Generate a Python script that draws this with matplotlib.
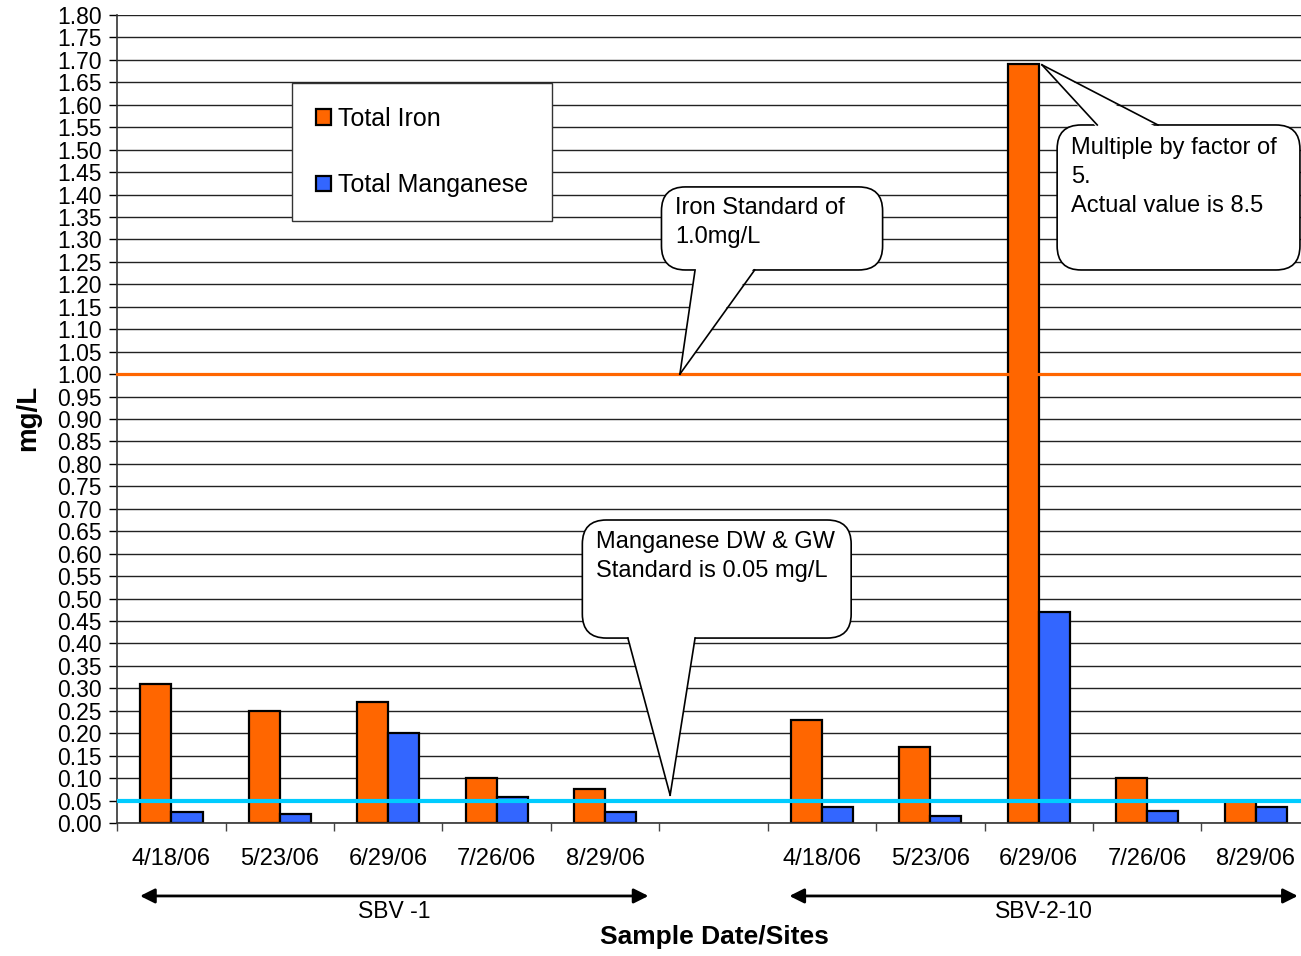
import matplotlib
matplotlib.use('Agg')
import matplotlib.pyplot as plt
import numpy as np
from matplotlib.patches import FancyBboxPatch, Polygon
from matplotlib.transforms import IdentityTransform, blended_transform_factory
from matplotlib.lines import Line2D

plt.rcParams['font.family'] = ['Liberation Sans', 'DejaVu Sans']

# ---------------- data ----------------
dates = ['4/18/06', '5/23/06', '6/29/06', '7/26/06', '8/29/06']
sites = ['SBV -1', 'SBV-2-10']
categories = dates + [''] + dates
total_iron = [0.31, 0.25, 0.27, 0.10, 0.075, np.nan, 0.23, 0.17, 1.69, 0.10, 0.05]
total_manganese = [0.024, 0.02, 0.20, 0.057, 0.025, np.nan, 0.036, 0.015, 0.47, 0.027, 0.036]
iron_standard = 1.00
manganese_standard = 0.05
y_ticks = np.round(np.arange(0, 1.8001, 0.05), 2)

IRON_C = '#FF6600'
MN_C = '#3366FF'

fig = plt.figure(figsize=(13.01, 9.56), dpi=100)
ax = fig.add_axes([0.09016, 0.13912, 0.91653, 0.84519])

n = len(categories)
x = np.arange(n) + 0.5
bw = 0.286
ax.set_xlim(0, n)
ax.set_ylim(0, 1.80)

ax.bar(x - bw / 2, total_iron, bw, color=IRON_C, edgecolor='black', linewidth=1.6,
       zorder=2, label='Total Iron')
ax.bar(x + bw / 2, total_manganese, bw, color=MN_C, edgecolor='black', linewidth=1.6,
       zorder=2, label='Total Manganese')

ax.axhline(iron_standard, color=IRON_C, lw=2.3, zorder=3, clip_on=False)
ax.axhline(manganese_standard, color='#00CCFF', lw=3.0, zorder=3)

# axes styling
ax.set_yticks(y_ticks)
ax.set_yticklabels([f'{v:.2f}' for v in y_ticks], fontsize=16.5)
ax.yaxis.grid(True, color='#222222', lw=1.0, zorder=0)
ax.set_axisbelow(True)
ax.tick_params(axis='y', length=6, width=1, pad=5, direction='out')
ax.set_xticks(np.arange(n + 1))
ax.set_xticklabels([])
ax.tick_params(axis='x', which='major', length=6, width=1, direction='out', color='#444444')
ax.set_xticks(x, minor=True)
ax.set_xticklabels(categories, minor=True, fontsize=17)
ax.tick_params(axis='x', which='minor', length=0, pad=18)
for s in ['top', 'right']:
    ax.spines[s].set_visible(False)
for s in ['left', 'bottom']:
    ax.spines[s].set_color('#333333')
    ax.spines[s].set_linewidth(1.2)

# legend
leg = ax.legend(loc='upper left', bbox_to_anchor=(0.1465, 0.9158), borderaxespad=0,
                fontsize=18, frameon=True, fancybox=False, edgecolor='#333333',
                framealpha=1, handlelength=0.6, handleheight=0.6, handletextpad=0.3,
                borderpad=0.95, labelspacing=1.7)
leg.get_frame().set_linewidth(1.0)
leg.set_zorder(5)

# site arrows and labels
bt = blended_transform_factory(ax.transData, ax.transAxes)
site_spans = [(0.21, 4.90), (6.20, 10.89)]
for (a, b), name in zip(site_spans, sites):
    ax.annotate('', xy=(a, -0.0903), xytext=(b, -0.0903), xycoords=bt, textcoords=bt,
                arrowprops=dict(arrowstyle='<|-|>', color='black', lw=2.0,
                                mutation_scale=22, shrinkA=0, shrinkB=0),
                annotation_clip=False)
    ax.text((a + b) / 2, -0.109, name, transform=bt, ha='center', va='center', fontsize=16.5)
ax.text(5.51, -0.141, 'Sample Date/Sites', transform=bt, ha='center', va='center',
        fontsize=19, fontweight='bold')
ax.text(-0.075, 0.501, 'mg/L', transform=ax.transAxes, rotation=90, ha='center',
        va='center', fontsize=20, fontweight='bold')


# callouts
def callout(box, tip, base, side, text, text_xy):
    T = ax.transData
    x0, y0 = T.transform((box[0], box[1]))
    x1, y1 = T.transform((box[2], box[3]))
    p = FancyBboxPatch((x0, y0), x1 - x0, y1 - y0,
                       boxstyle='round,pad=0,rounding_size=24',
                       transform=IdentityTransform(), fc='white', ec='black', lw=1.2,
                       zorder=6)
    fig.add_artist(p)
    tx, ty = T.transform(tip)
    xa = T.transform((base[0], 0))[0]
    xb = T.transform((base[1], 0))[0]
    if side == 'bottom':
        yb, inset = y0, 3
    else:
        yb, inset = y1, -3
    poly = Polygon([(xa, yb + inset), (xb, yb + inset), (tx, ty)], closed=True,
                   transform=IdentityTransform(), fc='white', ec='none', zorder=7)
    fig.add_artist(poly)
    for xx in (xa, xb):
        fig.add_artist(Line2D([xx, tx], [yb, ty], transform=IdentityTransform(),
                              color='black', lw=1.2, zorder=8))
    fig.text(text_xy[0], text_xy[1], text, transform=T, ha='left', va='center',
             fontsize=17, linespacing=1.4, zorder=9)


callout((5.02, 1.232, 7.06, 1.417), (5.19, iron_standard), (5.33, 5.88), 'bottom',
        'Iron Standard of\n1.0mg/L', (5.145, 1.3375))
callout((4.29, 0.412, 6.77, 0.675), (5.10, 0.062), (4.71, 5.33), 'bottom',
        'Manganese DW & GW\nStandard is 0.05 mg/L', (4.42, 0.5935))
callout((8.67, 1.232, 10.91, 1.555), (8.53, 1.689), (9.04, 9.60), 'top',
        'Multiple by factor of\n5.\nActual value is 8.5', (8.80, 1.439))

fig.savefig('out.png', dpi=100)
+++
Reproduce only the lines from the beginning of the data through the line that contains "plt.rcParams['font.family'] = ['Liberation", both included, and please drop the pictures.

## ANSWER TO THE EXERCISE
Generate a Python script that draws this with matplotlib.
import matplotlib
matplotlib.use('Agg')
import matplotlib.pyplot as plt
import numpy as np
from matplotlib.patches import FancyBboxPatch, Polygon
from matplotlib.transforms import IdentityTransform, blended_transform_factory
from matplotlib.lines import Line2D

plt.rcParams['font.family'] = ['Liberation Sans', 'DejaVu Sans']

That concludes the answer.